With live performances as savage and unruly as his personality was introverted and deadpan, Lou Reed, the once lead singer of The Velvet Underground, developed and brought an avant-garde style to the often contrived methodology of rock music.

Besides his vast influential musical prowess, Reed’s most well known for penning lyrical sensations unconventional enough to catch the attention of an equally eccentric artist, Andy Warhol. The pop artist, who found himself at the height of his career in the 60s, gave Reed and The Velvet Underground not only their first chance to take role as producers on an album, but to take that role on one of the greatest albums of all time, Andy Warhol’s Velvet Underground featuring Nico.
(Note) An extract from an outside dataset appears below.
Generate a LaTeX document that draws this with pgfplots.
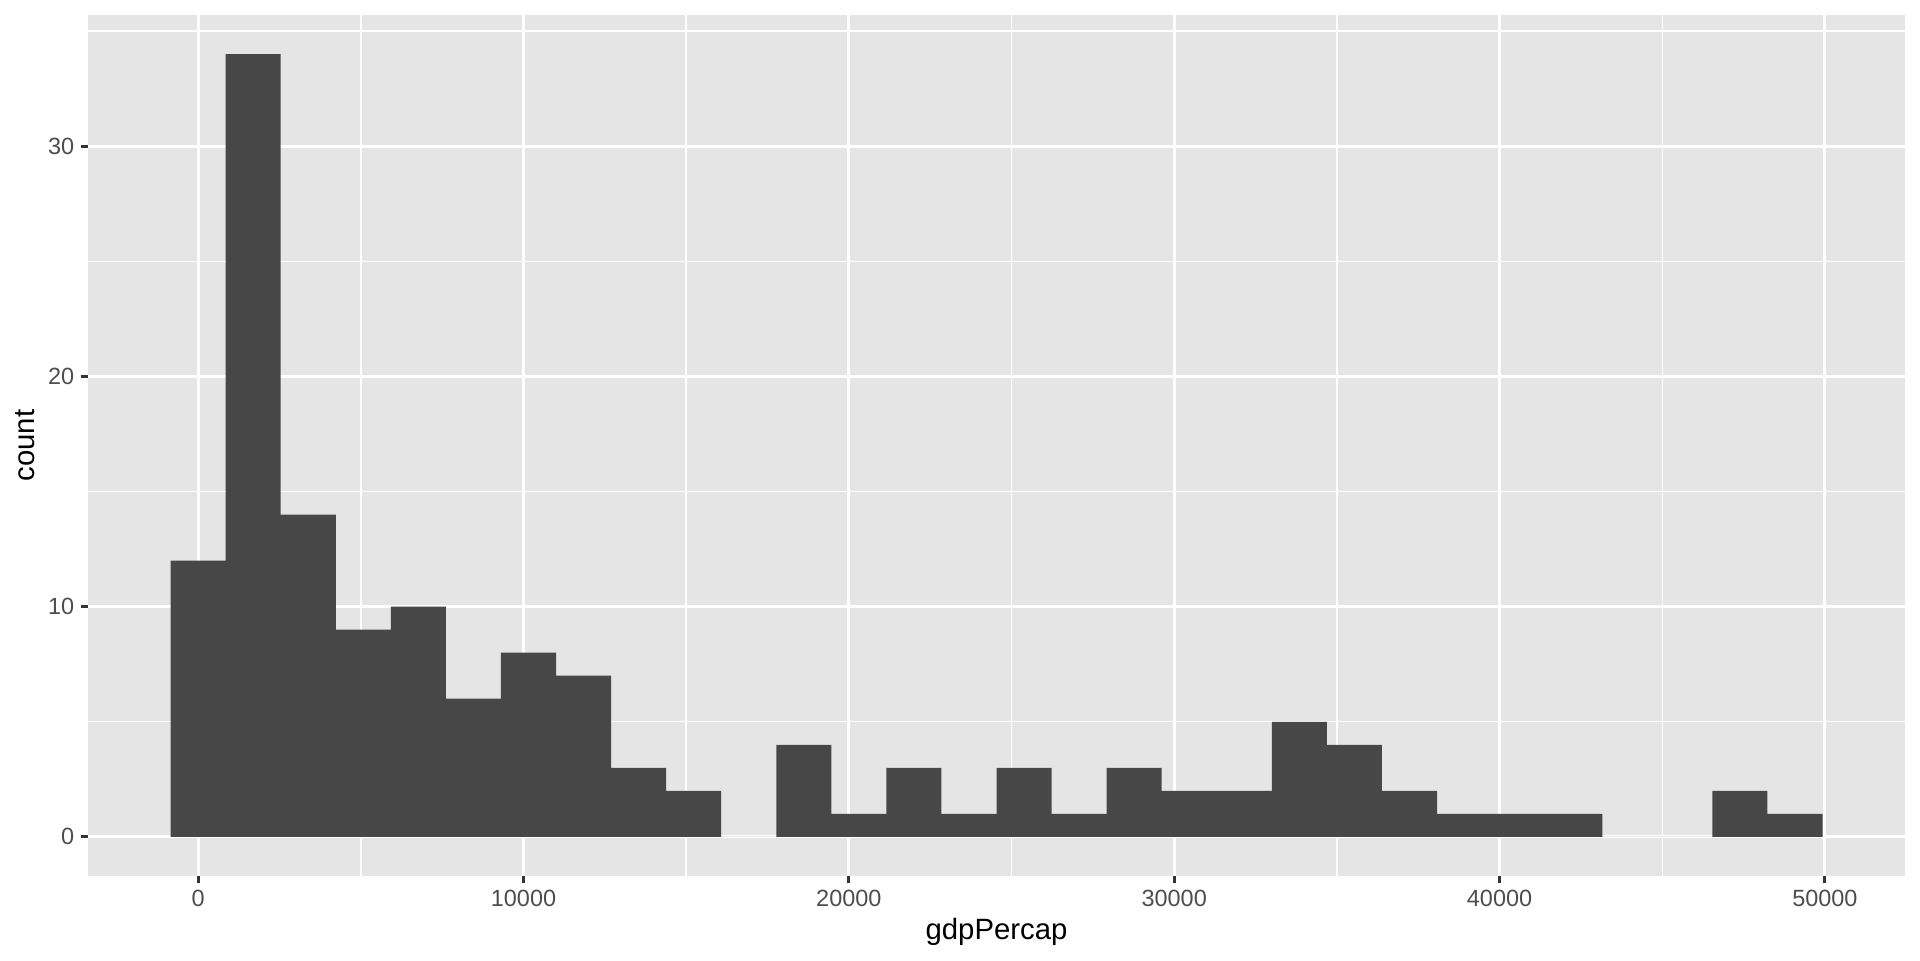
\documentclass[border=0pt]{standalone}
\usepackage{pgfplots}
\pgfplotsset{compat=1.18}
\usepackage{fontspec}
\setmainfont{Liberation Sans}

\definecolor{panelbg}{HTML}{E5E5E5}
\definecolor{barfill}{HTML}{474747}
\definecolor{ticklab}{HTML}{4D4D4D}
\definecolor{tickcol}{HTML}{333333}

\begin{document}
\begin{tikzpicture}
\path[use as bounding box] (0,0) rectangle (720pt,360pt);
\begin{axis}[
  at={(33pt,31.5pt)}, anchor=south west,
  scale only axis,
  width=681.4pt, height=322.9pt,
  xmin=-3384.8, xmax=52464.4,
  ymin=-1.7, ymax=35.7,
  axis background/.style={fill=panelbg},
  axis line style={draw=none},
  xtick={0,10000,20000,30000,40000,50000},
  ytick={0,10,20,30},
  minor xtick={5000,15000,25000,35000,45000},
  minor ytick={5,15,25,35},
  grid=both,
  major grid style={white, line width=1.07pt},
  minor grid style={white, line width=0.53pt},
  tick align=outside,
  xtick pos=bottom, ytick pos=left,
  major tick length=2.75pt,
  minor tick length=0pt,
  every tick/.style={tickcol, line width=1.07pt},
  scaled x ticks=false,
  /pgf/number format/assume math mode=true,
  /pgf/number format/1000 sep={},
  ticklabel style={font=\fontsize{8.8}{10}\selectfont, text=ticklab, inner sep=0pt},
  xticklabel style={anchor=north},
  yticklabel style={anchor=east},
  xticklabel shift=2.2pt,
  yticklabel shift=2.2pt,
  xlabel={gdpPercap},
  ylabel={count},
  label style={font=\fontsize{11}{13}\selectfont, text=black},
  xlabel style={at={(axis description cs:0.5,0)}, anchor=base, yshift=-23.7pt},
  % shift is taken in the rotated frame: +y points left
  ylabel style={at={(axis description cs:0,0.5)}, anchor=base, yshift=20.1pt},
]
\addplot[ybar interval, fill=barfill, draw=none] coordinates {
  (-846.20,12) (846.20,34) (2538.60,14) (4231.00,9) (5923.40,10)
  (7615.80,6) (9308.21,8) (11000.61,7) (12693.01,3) (14385.41,2)
  (16077.81,0) (17770.21,4) (19462.61,1) (21155.01,3) (22847.41,1)
  (24539.81,3) (26232.22,1) (27924.62,3) (29617.02,2) (31309.42,2)
  (33001.82,5) (34694.22,4) (36386.62,2) (38079.02,1) (39771.42,1)
  (41463.82,1) (43156.22,0) (44848.63,0) (46541.03,2) (48233.43,1)
  (49925.83,1)
};
\end{axis}
\end{tikzpicture}
\end{document}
Reed broke musical ground when he publicly began singing about personal, questionable, experiences; a territory that other artists were unwilling to embrace. His songs are fueled by drug use and the blight that he experienced on the streets of New York, a biting lyrical and musical trait that, at the time, left a bad taste in the mouth’s of the square masses.

Even though The Velvet Underground was deemed a commercially unsuccessful group during their own time, a cult following developed and has only continued to grow over the years. As well-known producer Brian Eno stated “While first Velvet Underground album may have sold only 30,000 copies in its early years, everyone who bought one of those 30,000 copies started a band.”

After The Velvet Underground disbanded Reed fostered his own solo career that has spanned over forty years. The legacy that Reed accomplished will only continue to live on through every musical oddball out there.